Step Five: Build a Signal Digestion Cadence
Set up a process to ingest this environmental data on a regular basis. Weekly, you should be reviewing your own operational metrics; revenue, costs, margins, throughput. Monthly, you should be reviewing external signals: commodity prices, labour market shifts, local economic indicators. Quarterly, you should be doing a full strategic review: does the trajectory of your environment require a change in your business model, pricing, staffing, or service mix? Depending on the nature of your business, you may need to make these reviews more frequent.
AI can do the heavy lifting on all three cycles. Feed it the data, ask for the analysis, and use the output to make decisions before changes hit rather than after.
For Local and Service Businesses
If your business depends on a physical location and a local customer base, there are specific signals you should be monitoring with AI assistance.
Population and neighbourhood demographic changes affect your potential customer base directly. If the median age in your area is shifting, or household sizes are changing, or income levels are moving, your product mix and pricing should reflect that.

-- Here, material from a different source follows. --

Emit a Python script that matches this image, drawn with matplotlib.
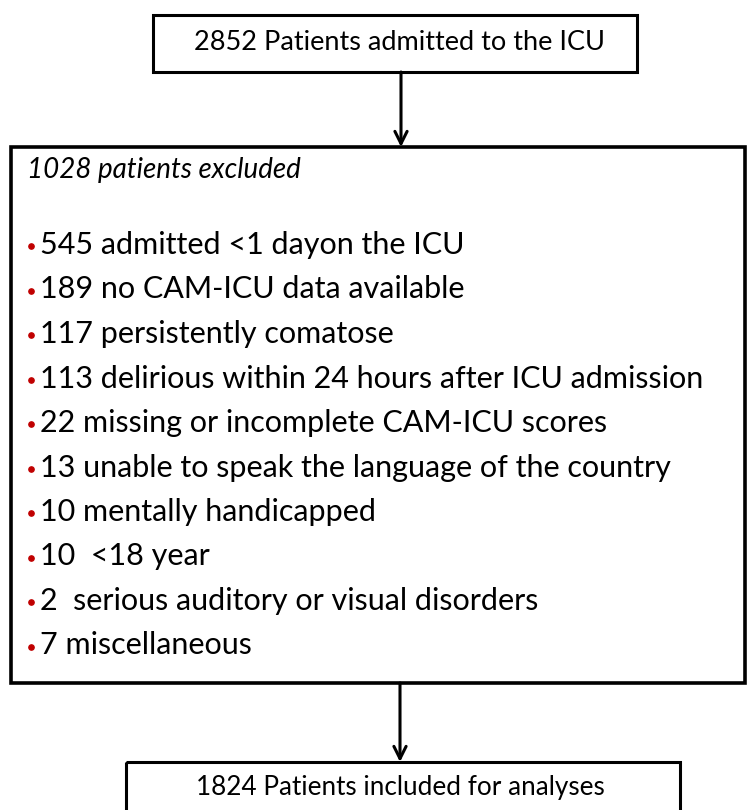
import matplotlib.pyplot as plt
from matplotlib.patches import Rectangle

# flowchart content
admitted_n = 2852
excluded_n = 1028
included_n = 1824
excl_counts = [545, 189, 117, 113, 22, 13, 10, 10, 2, 7]
excl_reasons = [
    "admitted <1 dayon the ICU",
    "no CAM-ICU data available",
    "persistently comatose",
    "delirious within 24 hours after ICU admission",
    "missing or incomplete CAM-ICU scores",
    "unable to speak the language of the country",
    "mentally handicapped",
    " <18 year",
    " serious auditory or visual disorders",
    "miscellaneous",
]

W, H = 747, 810
fig = plt.figure(figsize=(W / 100, H / 100), dpi=100, facecolor='white')
ax = fig.add_axes([0, 0, 1, 1])
ax.set_xlim(0, W)
ax.set_ylim(H, 0)
ax.axis('off')

font = ['Lato', 'DejaVu Sans']

def box(x0, y0, x1, y1, lw=2.2):
    ax.add_patch(Rectangle((x0, y0), x1 - x0, y1 - y0, fill=False,
                           edgecolor='black', linewidth=lw))

def arrow(x, y0, y1):
    ax.annotate('', xy=(x, y1), xytext=(x, y0),
                arrowprops=dict(arrowstyle='->', color='black', lw=2.2,
                                mutation_scale=22, shrinkA=0, shrinkB=0))

# top box
box(153, 15, 637, 72)
ax.text(399, 43, f"{admitted_n} Patients admitted to the ICU", fontsize=19.5,
        family=font, ha='center', va='center')
arrow(401, 72, 147)

# exclusion box
box(11, 147, 745, 683, lw=2.6)
ax.text(27, 170, f"{excluded_n} patients excluded", fontsize=20, family=font,
        style='italic', ha='left', va='center')
y0, dy = 245, 44.5
for i, (n, r) in enumerate(zip(excl_counts, excl_reasons)):
    y = y0 + i * dy
    ax.plot(31, y + 1, marker='o', markersize=3.8, color='#c00000', linestyle='none')
    ax.text(40, y, f"{n} {r}", fontsize=22, family=font, ha='left', va='center')

arrow(400, 683, 762)

# bottom box
box(126, 762, 680, 812)
ax.text(400, 787, f"{included_n} Patients included for analyses", fontsize=18.8,
        family=font, ha='center', va='center')

fig.savefig('out.png', dpi=100, facecolor='white')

Municipal data and census updates make this trackable.
Commercial vacancy rates and rent changes in your area are leading indicators. If storefronts around you are going empty, that’s a foot traffic signal. If commercial rents are climbing, that affects your own lease renewal and the viability of the businesses around you, the ones whose employees and customers are also your customers.
If you’re a B2B company, the financial health of your clients’ businesses matters as much as your own. Rising commercial rents, local business closures, or sector-specific downturns in your client base will eventually show up in your revenue. Better to see it coming.

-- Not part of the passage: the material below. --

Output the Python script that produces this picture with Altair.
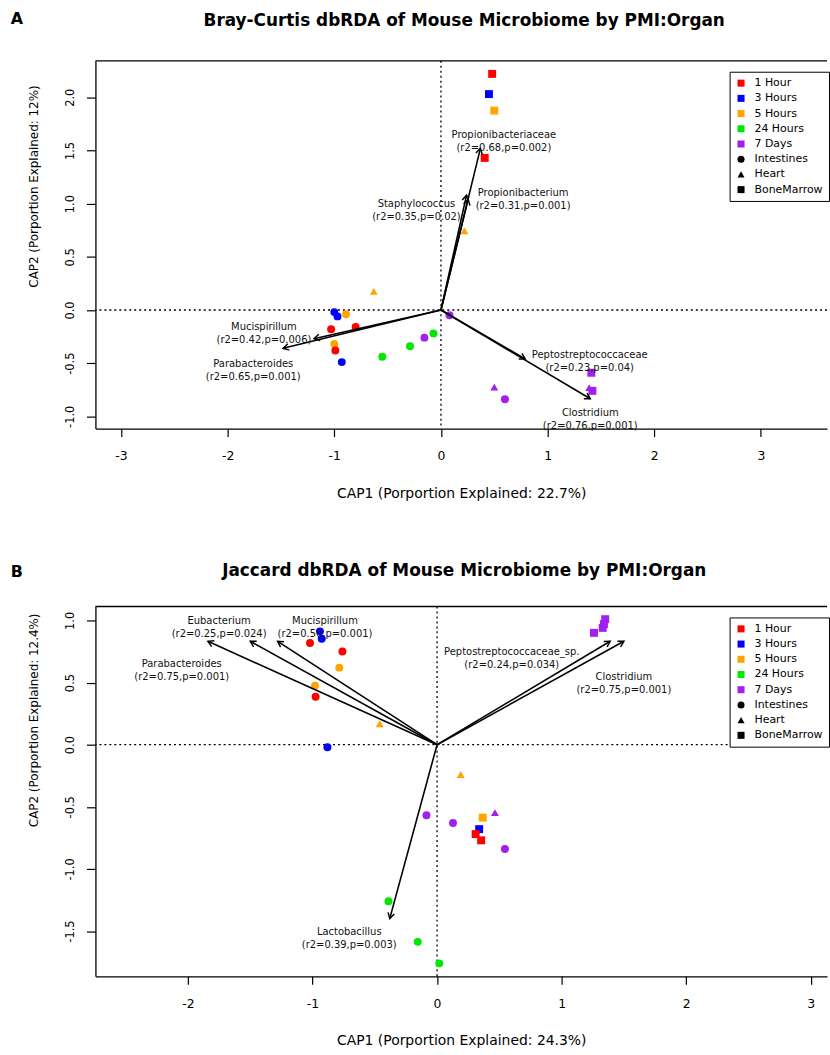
import altair as alt
import pandas as pd

FONT = "DejaVu Sans"

TIMES = ["1 Hour", "3 Hours", "5 Hours", "24 Hours", "7 Days"]
ORGANS = ["Intestines", "Heart", "BoneMarrow"]
LEGEND_ENTRIES = TIMES + ORGANS
LEGEND_COLORS = ["#FF0000", "#0000FF", "#FFA500", "#00E800", "#A020F0", "black", "black", "black"]
LEGEND_SHAPES = ["square"] * 5 + ["circle", "triangle-up", "square"]

# ---------------- Panel A : Bray-Curtis ----------------
A_PT_X = [-0.63, -1.00, -0.97, -0.89, -1.03, -0.80, -1.00, -0.99, -0.93, -0.55, -0.29, -0.155,
          -0.07, 0.08, 0.22, 0.48, 0.45, 0.50, 0.41, 0.50, 0.60, 1.41, 1.39, 1.42]
A_PT_Y = [0.175, -0.02, -0.06, -0.04, -0.18, -0.16, -0.32, -0.38, -0.49, -0.44, -0.34, -0.26,
          -0.22, -0.05, 0.745, 2.22, 2.03, 1.875, 1.43, -0.725, -0.84, -0.59, -0.73, -0.76]
A_PT_TIME = ["5 Hours", "3 Hours", "3 Hours", "5 Hours", "1 Hour", "1 Hour", "5 Hours", "1 Hour",
             "3 Hours", "24 Hours", "24 Hours", "7 Days", "24 Hours", "7 Days", "5 Hours", "1 Hour",
             "3 Hours", "5 Hours", "1 Hour", "7 Days", "7 Days", "7 Days", "7 Days", "7 Days"]
A_PT_ORGAN = ["Heart", "Intestines", "Intestines", "Intestines", "Intestines", "Intestines",
              "Intestines", "Intestines", "Intestines", "Intestines", "Intestines", "Intestines",
              "Intestines", "Intestines", "Heart", "BoneMarrow", "BoneMarrow", "BoneMarrow",
              "BoneMarrow", "Heart", "Intestines", "BoneMarrow", "Heart", "BoneMarrow"]

A_ARROW_X = [0.37, 0.255, 0.24, -1.19, -1.48, 0.79, 1.40]
A_ARROW_Y = [1.52, 1.04, 1.08, -0.27, -0.36, -0.46, -0.835]
A_LABEL_TEXT = ["Propionibacteriaceae\n(r2=0.68,p=0.002)",
                "Propionibacterium\n(r2=0.31,p=0.001)",
                "Staphylococcus\n(r2=0.35,p=0.02)",
                "Mucispirillum\n(r2=0.42,p=0.006)",
                "Parabacteroides\n(r2=0.65,p=0.001)",
                "Peptostreptococcaceae\n(r2=0.23,p=0.04)",
                "Clostridium\n(r2=0.76,p=0.001)"]
A_LABEL_X = [0.59, 0.77, -0.23, -1.66, -1.76, 1.395, 1.40]
A_LABEL_Y = [1.645, 1.10, 0.995, -0.157, -0.507, -0.42, -0.967]

A_X_DOMAIN = [-3.24, 3.62]
A_Y_DOMAIN = [-1.115, 2.343]
A_X_TICKS = [-3, -2, -1, 0, 1, 2, 3]
A_Y_TICKS = [-1.0, -0.5, 0.0, 0.5, 1.0, 1.5, 2.0]

# ---------------- Panel B : Jaccard ----------------
B_PT_X = [-0.94, -0.926, -1.02, -0.76, -0.785, -0.98, -0.975, -0.46, -0.88, 0.19, -0.085, 0.128,
          -0.39, -0.155, 0.018, 1.35, 1.34, 1.33, 1.26, 0.367, 0.465, 0.338, 0.31, 0.354, 0.545]
B_PT_Y = [0.912, 0.853, 0.818, 0.75, 0.62, 0.475, 0.386, 0.168, -0.02, -0.24, -0.568, -0.63,
          -1.26, -1.587, -1.76, 1.01, 0.97, 0.94, 0.90, -0.587, -0.547, -0.68, -0.72, -0.77, -0.84]
B_PT_TIME = ["3 Hours", "3 Hours", "1 Hour", "1 Hour", "5 Hours", "5 Hours", "1 Hour", "5 Hours",
             "3 Hours", "5 Hours", "7 Days", "7 Days", "24 Hours", "24 Hours", "24 Hours",
             "7 Days", "7 Days", "7 Days", "7 Days", "5 Hours", "7 Days", "3 Hours", "1 Hour",
             "1 Hour", "7 Days"]
B_PT_ORGAN = ["Intestines", "Intestines", "Intestines", "Intestines", "Intestines", "Intestines",
              "Intestines", "Heart", "Intestines", "Heart", "Intestines", "Intestines",
              "Intestines", "Intestines", "Intestines", "BoneMarrow", "BoneMarrow", "BoneMarrow",
              "BoneMarrow", "BoneMarrow", "Heart", "BoneMarrow", "BoneMarrow", "BoneMarrow",
              "Intestines"]

B_ARROW_X = [-1.50, -1.28, -1.84, -0.38, 1.39, 1.50]
B_ARROW_Y = [0.832, 0.832, 0.832, -1.40, 0.832, 0.832]
B_LABEL_TEXT = ["Eubacterium\n(r2=0.25,p=0.024)",
                "Mucispirillum\n(r2=0.50,p=0.001)",
                "Parabacteroides\n(r2=0.75,p=0.001)",
                "Lactobacillus\n(r2=0.39,p=0.003)",
                "Peptostreptococcaceae_sp.\n(r2=0.24,p=0.034)",
                "Clostridium\n(r2=0.75,p=0.001)"]
B_LABEL_X = [-1.75, -0.90, -2.05, -0.705, 0.60, 1.50]
B_LABEL_Y = [0.993, 0.993, 0.646, -1.507, 0.744, 0.547]

B_X_DOMAIN = [-2.743, 3.131]
B_Y_DOMAIN = [-1.864, 1.112]
B_X_TICKS = [-2, -1, 0, 1, 2, 3]
B_Y_TICKS = [-1.5, -1.0, -0.5, 0.0, 0.5, 1.0]

PLOT_W = 736
ARROW_PATH = "M -0.5 0.866 L 0 0 L 0.5 0.866"


def make_panel(px, py, ptime, porgan, ax, ay, ltext, lx, ly, xdom, ydom, xticks, yticks,
               title, title_y, letter, letter_y, xtitle, ytitle, ytitle_y, height):
    pts = pd.DataFrame({"x": px, "y": py, "time": ptime, "organ": porgan})
    arr = pd.DataFrame({"x": ax, "y": ay})
    lab = pd.DataFrame({"x": lx, "y": ly, "text": ltext})
    one = pd.DataFrame({"title": [title], "letter": [letter]})

    xscale = alt.Scale(domain=xdom, nice=False, zero=False)
    yscale = alt.Scale(domain=ydom, nice=False, zero=False)
    xaxis = alt.Axis(values=xticks, grid=False, domainColor="black", domainWidth=1.3,
                     tickColor="black", tickSize=8, tickWidth=1.2, labelFont=FONT,
                     labelFontSize=12.5, labelColor="black", labelPadding=13, labelFlush=False,
                     labelOverlap=False,
                     labelExpr="datum.value < 0 ? '-' + format(-datum.value, 'd') : format(datum.value, 'd')",
                     title=xtitle, titleFont=FONT, titleFontSize=14, titleFontWeight="normal",
                     titleColor="black", titleY=65, titleBaseline="middle")
    yaxis = alt.Axis(values=yticks, grid=False, domainColor="black", domainWidth=1.3,
                     tickColor="black", tickSize=9, tickWidth=1.2, labelFont=FONT,
                     labelFontSize=11.5, labelColor="black", labelPadding=11, labelFlush=False,
                     labelOverlap=False, labelAngle=270, labelAlign="center",
                     labelBaseline="bottom",
                     labelExpr="datum.value < 0 ? '-' + format(-datum.value, '.1f') : format(datum.value, '.1f')",
                     title=ytitle, titleFont=FONT, titleFontSize=12, titleFontWeight="normal",
                     titleColor="black", titleAngle=270, titleX=-62, titleY=ytitle_y,
                     titleAlign="center", titleBaseline="middle")

    legend = alt.Legend(orient="none", legendX=638, legendY=11, title=None, fillColor="white",
                        strokeColor="black", padding=6, labelFont=FONT, labelFontSize=11,
                        labelColor="black", symbolSize=50, rowPadding=3.3, labelOffset=8,
                        symbolStrokeWidth=0)

    base = alt.Chart(pts)
    single = alt.Chart(one)

    hline = single.mark_rule(color="black", strokeDash=[2, 3], strokeWidth=1.3).encode(
        y=alt.Y(datum=0, scale=yscale))
    vline = single.mark_rule(color="black", strokeDash=[2, 3], strokeWidth=1.3).encode(
        x=alt.X(datum=0, scale=xscale))
    topline = single.mark_rule(color="black", strokeWidth=1.3).encode(
        x=alt.value(0), x2=alt.value(PLOT_W), y=alt.value(0))

    points = base.mark_point(filled=True, size=64, opacity=1).encode(
        x=alt.X("x:Q", scale=xscale, axis=xaxis),
        y=alt.Y("y:Q", scale=yscale, axis=yaxis),
        color=alt.Color("time:N", scale=alt.Scale(domain=LEGEND_ENTRIES, range=LEGEND_COLORS),
                        legend=legend),
        shape=alt.Shape("organ:N", scale=alt.Scale(domain=LEGEND_ENTRIES, range=LEGEND_SHAPES),
                        legend=legend),
    )

    shafts = alt.Chart(arr).transform_calculate(ox="0", oy="0").mark_rule(
        color="black", strokeWidth=1.6).encode(
        x=alt.X("ox:Q", scale=xscale), y=alt.Y("oy:Q", scale=yscale),
        x2="x:Q", y2="y:Q")
    heads = alt.Chart(arr).transform_calculate(
        ang="(atan2(datum.x, datum.y) * 180 / PI + 360) % 360").mark_point(
        shape=ARROW_PATH, filled=False, color="black", strokeWidth=1.5, size=170,
        opacity=1).encode(
        x=alt.X("x:Q", scale=xscale), y=alt.Y("y:Q", scale=yscale),
        angle=alt.Angle("ang:Q", scale=None))

    labels = alt.Chart(lab).mark_text(font=FONT, fontSize=10, color="#111111", lineBreak="\n",
                                      lineHeight=13, align="center", baseline="middle").encode(
        x=alt.X("x:Q", scale=xscale), y=alt.Y("y:Q", scale=yscale), text="text:N")

    letter_mark = single.mark_text(font=FONT, fontSize=16, fontWeight="bold", color="black",
                                   align="center", baseline="middle").encode(
        x=alt.value(-79), y=alt.value(letter_y), text="letter:N")
    title_mark = single.mark_text(font=FONT, fontSize=17, fontWeight="bold", color="black",
                                  align="center", baseline="middle").encode(
        x=alt.value(371), y=alt.value(title_y), text="title:N")

    return alt.layer(hline, vline, topline, points, shafts, heads, labels,
                     letter_mark, title_mark).properties(width=PLOT_W, height=height)


panel_a = make_panel(A_PT_X, A_PT_Y, A_PT_TIME, A_PT_ORGAN, A_ARROW_X, A_ARROW_Y,
                     A_LABEL_TEXT, A_LABEL_X, A_LABEL_Y, A_X_DOMAIN, A_Y_DOMAIN,
                     A_X_TICKS, A_Y_TICKS,
                     "Bray-Curtis dbRDA of Mouse Microbiome by PMI:Organ", -40, "A", -42,
                     "CAP1 (Porportion Explained: 22.7%)",
                     "CAP2 (Porportion Explained: 12%)", 126, 370)
panel_b = make_panel(B_PT_X, B_PT_Y, B_PT_TIME, B_PT_ORGAN, B_ARROW_X, B_ARROW_Y,
                     B_LABEL_TEXT, B_LABEL_X, B_LABEL_Y, B_X_DOMAIN, B_Y_DOMAIN,
                     B_X_TICKS, B_Y_TICKS,
                     "Jaccard dbRDA of Mouse Microbiome by PMI:Organ", -36, "B", -35,
                     "CAP1 (Porportion Explained: 24.3%)",
                     "CAP2 (Porportion Explained: 12.4%)", 114, 372)

chart = alt.vconcat(panel_a, panel_b, spacing=62).resolve_scale(
    color="independent", shape="independent").configure_view(stroke=None).properties(
    padding={"left": 10, "top": 8, "right": 0, "bottom": 0}, background="white")

chart.save("out.html", embed_options={"renderer": "svg", "actions": False})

For Businesses With an Online Component
These effects compound when you add delivery, e-commerce, or any digital service layer. Your online business is affected by every local signal (population and demographic changes, income shifts, competitor activity) plus a whole additional set of digital signals: traffic patterns, conversion rates, acquisition costs, platform algorithm changes, and marketplace fee structures.
You should be using AI to monitor your numbers independently of any provider or third party. If you’re on a delivery platform, don’t rely solely on their dashboard. Pull your own data. Analyze your own margins per order. Understand your own customer acquisition costs. Platforms are optimizing for their economics, not yours. The only way to know whether a channel is actually profitable is to run the numbers yourself, and AI makes that analysis trivially easy.
Apply the same framework: what are your most profitable product lines and what are the least? Where can you see production or fulfillment improvements? Where are the supply chain inefficiencies? What does the trend data say about where costs are headed?
None of this requires enterprise software, a data science team, or a six-figure consulting engagement. It requires your data, an AI platform, and the discipline to ask the right questions on a regular schedule. The businesses that will thrive over the next five years are the ones that treat AI not as a novelty but as operational infrastructure, a tool that reads the signals faster, processes the data more completely, and helps you make decisions before you’re forced to react.
Start with your numbers. Ask the AI what it sees. Then ask what’s coming.